(Bloomberg) -- Canada’s job market is less robust than the country’s most closely watched employment indicator suggests.

Data from the payroll employment survey — a census of all paid workers in Canada — indicates the country added a mere 17,000 jobs over the six-month period ending in February. That’s a far cry from the 183,800 reported in the labor force survey, which polls households and is faster to publish results.

That difference of 166,800 jobs is more than 22 times the average gap between the two surveys since 2001, and has been growing for months.

During the height of the pandemic in June 2020, six-month job growth in the household survey exceeded payroll growth by more than 700,000. But that gap now approaches its highest level recorded before 2020, which was 186,100 in 2012.

The payroll survey relies on administrative data reported by businesses for tax purposes. It’s a direct input to the calculation of Canada’s gross domestic product.

The labor force survey, on the other hand, polls about 56,000 households monthly, allowing it to provide an earlier indicator of the pulse of the job market and capture geographical and socioeconomic differences. It posted new data for March three weeks ago showing the country lost 2,200 jobs that month.

A key difference between the two is that the payroll survey does not include self-employed Canadians, who drove February’s 40,700 job gain captured by the household survey. 

Thursday’s payroll data point in the opposite direction, recording a 17,700 job loss for that month.

In general, the two surveys don’t disagree much, Fred Demers, an investment strategist at BMO Asset Management, said in an interview.

“It gets interesting when you start to see a little bit of a gap opening up between the two, and then the safest thing you can do is bet on payrolls, in terms of giving you leading information about what’s going on.”

While the household survey’s increase in unemployment has been driven by a growing population rather than job losses, payrolls suggest those losses may soon appear in the household data, Demers said.

Self-employment and the intrinsic noise from the household survey’s small sample size may be reasons for the growing gap, he added.
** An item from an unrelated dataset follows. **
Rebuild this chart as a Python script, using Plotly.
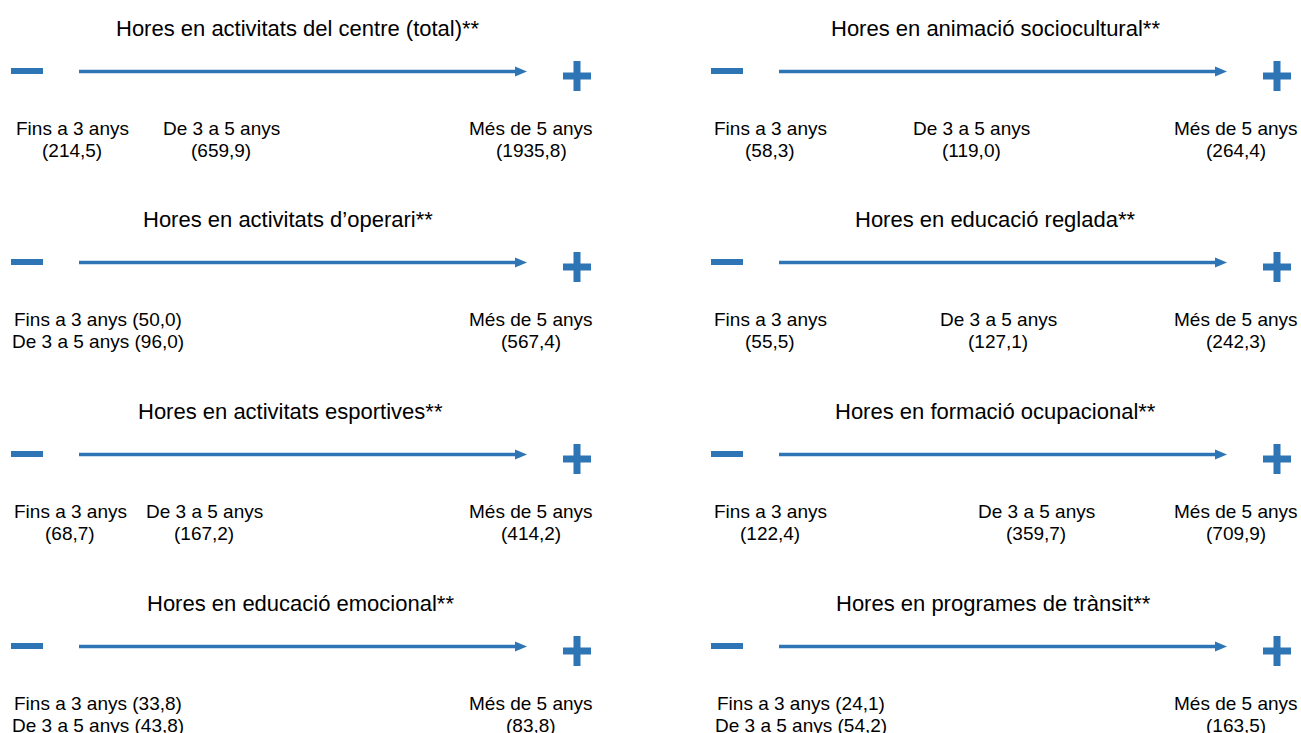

Dominique Lapointe, director of macro strategy at Manulife Investment Management, agreed that the two surveys tend to track closely in the long run. 

He also agreed that the household survey has converged toward payrolls in recent years, but cautioned that month-to-month volatility in the latter has been higher since the pandemic, making it harder to tell if it’s still more reliable.

Lapointe noted that job growth in services has been faster in payrolls than the household numbers.

“What might be happening since the middle of 2023 is services sectors in the labor force survey catching up to what is reflected in the payroll survey, especially in industries such as health care, education and public administration, which continue to see rapid hiring,” Lapointe said in an email.

“What remains concerning is the lack of net private hiring since the middle of 2023 as the labor force continues to grow at a rapid pace.”

The growing divergence between strength in the public sector and weakness in the private sector is at least one area where both surveys agree. 

Read More: Public Sector Hiring Is Driving the Labor Market in Canada

While the household survey has shown a gradually rising unemployment rate and even a small surprise contraction in March, Thursday’s payroll numbers back the idea that the Bank of Canada risks keeping its policy rate too restrictive for too long, a concern highlighted by some officials in the most recent summary of deliberations.   

Both headline and core inflation are now within the Bank of Canada’s 1% to 3% tolerance band, and retail sales are on track for no growth in the first quarter. That said, GDP growth still looks strong, supported by exports and a population surge.

Policymakers next set rates on June 5. The majority of economists in a Bloomberg survey expect the bank to cut policy rates by 25 basis points at that meeting.